Calamansi-Ade. So casual and friendly was she that one Filipina

went up to her in the middle of her spiel and asked, ''Puede bang

mag-kape?''



'Kinilaw'



Another day Joey prepared kinilaw/kilawin with the fresh

yellowfin tuna on display, and dressed it with calamansi juice,

tuba vinegar and coconut milk. The exhibit materials

unfortunately described kinilaw as ''akin to seviche,'' a

phraseology I must protest. Kinilaw is one of our oldest dishes,

born of our being an island people, carbon-dated (at the

Agusan balangay diggings) at 1,000 years. It can stand in itself,

not just ''akin to,'' and is probably older than seviche.



Adobo roast is a mother-and-son invention. Nancy says they

developed the recipes together, meaning that she would throw

ingredients in, and Joey would ''edit'' them. Nancy is engaged in

writing a book on adobo. It is a pot roast of pork--adobado,

thus cooked in vinegar and spices. Please note that soy sauce is

not original or necessary to adobo. ''Only vinegar and spices,

and the natural browning of slow cooking,'' says authorities I

have consulted.



Chili Chicken Wings with adobo flavor, was another offering,

and the fresh mango salsa that went on the side of some dishes.

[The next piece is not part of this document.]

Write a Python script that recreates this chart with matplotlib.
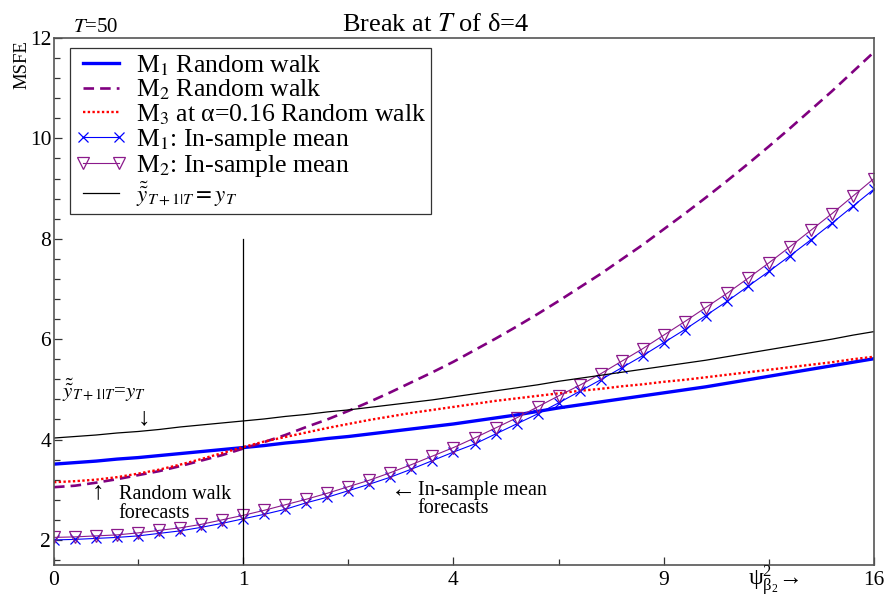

In between, Joey did not wander through the tempting

wonderland of food products--he sliced and diced and prepped;

precooked, planned and plated. Nancy could not wander, either

(''I've only been to the Ladies Room,'' she mourned, ''where the

attendant has a mini-store with camera film and souvenirs''). She

fixed banana chips on trays and decorated them, talked to

whoever asked questions, without interpreters and assistants.

They were a team that worked wordlessly together, and

improvised smoothly, like a pair of actors.



Unlike the other booths, the Philippine space was like a barrio, a

community, with a lot of chatting, coming and going,

discovering connections. Yes, there was serious selling, too,

and merry eating, which we hope will translate into new interest

in the Philippines and its food, and into large, significant orders

for our food, so that it may take its place in the multicultural

universe of food present and future.